The maximum safe dosage of Benadryl within a given day is 300 milligrams. More than that can trigger ringing in the ears, dilated pupils, flushing, fever, hallucinations, and seizure. The bright, friendly shade of pink associated with the brand belies its powerful effects. If you've taken one, you should not be driving. Diphenhydramine, after all, is not just the active ingredient in Benadryl. Known for inducing drowsiness, it is the active ingredient in sleeping aids like Nytol, Unisom gels, and Tylenol PM.

Imagine a depressed housewife who is trying to shut out the siren call of sleeping pills. Now imagine she finds sleeping pills tucked in every pocket, every corner of the house, and even the penny dish by the front door. Imagine her husband reminding her before she leaves for the library or the movies or the grocery
store: “Hey, do you have your sleeping pills with you? Do you need extra? Maybe you should pack a few extra.”

Sometimes my friends would joke that if we ever decided to kill ourselves, I had the tastiest options by far. “Death by chocolate!” they exclaimed. “Death by ice cream!” It certainly would be easy.
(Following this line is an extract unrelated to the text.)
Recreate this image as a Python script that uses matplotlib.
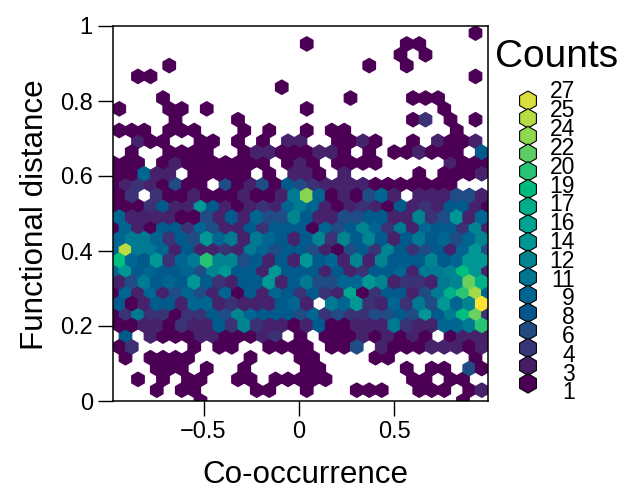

I can walk into any typical kitchen and find at least fifteen things that would kill me if I ate them, and that's without even looking under the sink for the drain cleaner.

Yet to anyone who has ever had a severe allergic reaction—the numb lips, the swollen throat, the frantic swallowing for air, the churning cramps—the idea that you would volunteer for that sensation is idiotic. Forget the allure of something sugary. No one wants to be drowning in their own spit as they die.

Benadryl was different. I knew what it tasted like (nothing at all), how easily one went down, how quickly another four or five could go down, how it made my eyelids sweetly heavy within a half hour. To an anxious and sleep-starved teenager attending a high-pressure high school, that didn't sound like such a bad way to go. At times that sounded like heaven.

One night I was hiding out in my room, moping and listening to Nirvana's
MTV Unplugged
. My parents were fighting. A boy I liked didn't like me back. I had a ten-page paper due the next day that I had not even started. I emptied my purse, rooted through my underwear drawer, reached into the sliding cubby of my headboard, unpeeled each individual blister casing, and lined up every capsule I had: fourteen Benadryl, and I hadn't even raided the upstairs. I looked at them for a long time. Then I burst into tears, hit the stop button on my boom box, and walked out to the living room. My mother, inured to the
teenage temperament at this point, didn't ask questions. We sat on the couch together and watched the eleven o'clock news.